Тем же настроением радостного умиления дышали и рассказы одного из вожаков восстания, члена кронштадтского ревкома Перепелкина, с которым мне довелось познакомиться впоследствии во время прогулки по тюремному двору. Он составил подробное описание всего пережитого в Кронштадте, и рукопись эта, как мне известно, была передана на волю для переправки за границу. Что сталось с нею, я не знаю. Будет очень жаль, если окажется, что этот интереснейший человеческий документ пропал. Скажу кстати, что по настроению своему Перепелкин также склонялся к анархизму.
В своей рукописи Перепелкин рассказывал, какое восторженное, "весеннее" настроение царило в Кронштадте и как дети танцевали на улицах на радостях, что избавились от большевиков; как они же разносили на позиции съестные припасы; как происходило братание между матросами, красноармейцами и рабочими. Все наивные политические иллюзии этого движения и вся действительная трагика его очень ярко обрисовывались в рассказе Перепелкина.
Неизгладимо врезался мне в память еще один мат-рос-кронштадтец, с которым я встречался на прогулке и который, как и Перепелкин, сидел в "строгой" одиночке. Его фамилия была Савченко, и он уверял, что, будучи рядовым участником восстания, именно из-за своей фамилии выдвинут чекистами в разряд "вожаков". По его словам, в газетах было напечатано о каком-то бывшем царском генерале Савченко, принимающем участие в восстании, и его спутали с этим генералом. Бледный, отощавший на казенном питании без передач, с лихорадочно горящими черными глазами, он все время мучился мыслью, что его расстреляют. Я успокаивал его. Я говорил ему, что невероятно, чтобы два месяца спустя после восстания, когда большевики изменили в корне свою экономическую политику именно в духе требований кронштадтцев, когда они обеспокоены рабочими волнениями, стараются всячески успокоить рабочих и придумывают даже для этой цели "беспартийные конференции", — невероятно, говорил я, чтобы теперь большевики вздумали без тени необходимости, просто ради грязной мести, начать новые расстрелы: ведь это было бы ничем не оправдываемым зверством, а положение большевиков и без того не так блестяще, чтобы они без нужды стали восстанавливать против себя народ бесцельною жестокою расправою.
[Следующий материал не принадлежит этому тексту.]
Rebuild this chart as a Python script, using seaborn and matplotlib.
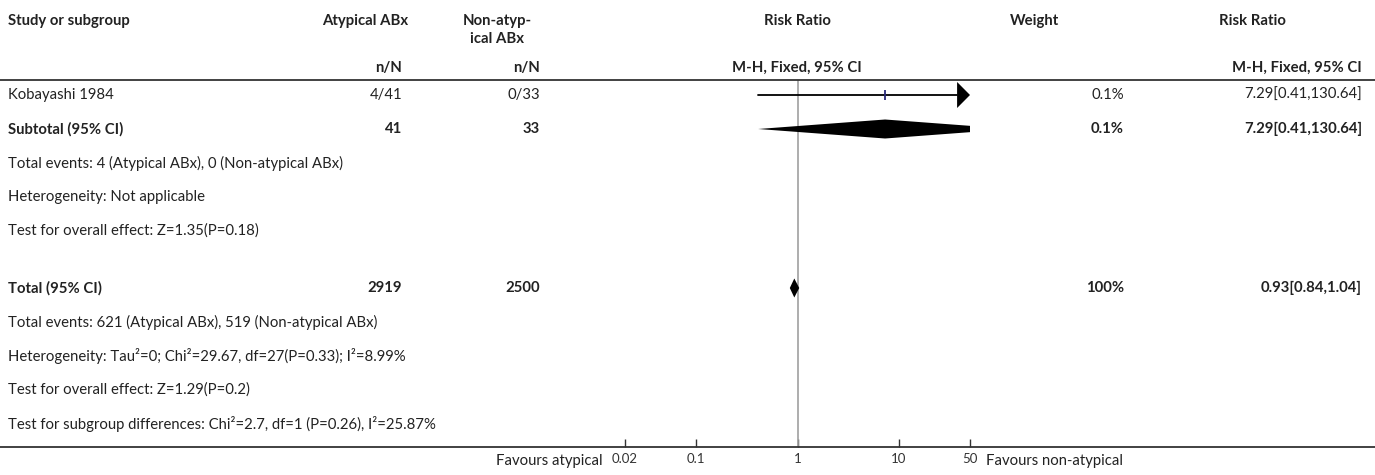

Савченко слушал меня, веря и не веря. Надежда то вспыхивала в нем, то снова угасала. Мучился он ужасно, сидя один в своей камере, без книг, с вечной мыслью о смерти. Увы! Я оказался плохим пророком. В одну проклятую ночь приехали два грузовика, забрали сорок с чем-то человек кронштадтцев, находившихся в ДПЗ, в том числе и Пе-репелкина, и Савченко, и веселого молодого рабочего, и повезли их на Полигон на расстрел. Мы узнали об этом только на следующее утро, и долго-долго стояли передо мною измученные глаза Савченко, и мысль не могла примириться с этим бессмысленным, ненужным убийством. По словам надзирателей, обреченные выходили на двор к роковым грузовикам с пением "Вы жертвою пали", а пьяные конвойные-чекисты ругались площадными словами."
Скажу здесь же о некоторых других заключенных, так или иначе прикосновенных к кронштадтскому делу, которых я видел в ДПЗ. Здесь была прежде всего вся семья генерала Козловского: жена с одиннадцатилетней дочкой и два сына-моряка. В Кронштадте никто из них не был. Вся "вина" их заключалась в неудачном выборе мужа и отца И тем не менее все они — кроме девочки — после нескольких месяцев пребывания в ДПЗ получили по нескольку лет концентрационного лагеря! А сама Козловская вместе с девочкой еще до перевода в ДПЗ провела Ix/2 месяца в одной из темных клетушек при Петроградской ЧК, о которых я еще буду иметь случай говорить ниже.
Запомнился мне также один юноша лет двадцати, курсант Ораниенбаумской школы летчиков, член коммунистической партии. Он показал мне полученный из ЧК письменный "приговор", гласивший буквально так: "Слушали дело о таком-то, члене РКП, партийный билет No такой-то, по обвинению его в воздержании при голосовании резолюции (sic!). Постановили: заключить на год в концентрационный лагерь". Молодой человек объяснил мне смысл этой изумительной бумаги. Речь шла о резолюции с требованием беспощадной расправы с кронштадтцами, которую предложил общему собранию курсантов комиссар школы: мой собеседник не счел возможным поднять за нее руку и сейчас же был арестован. Из других рассказов я узнал, что кронштадтские события вообще оказали сильное влияние на настроение петербургских коммунистов, особенно молодежи, и многих заставили покинуть ряды большевистской партии.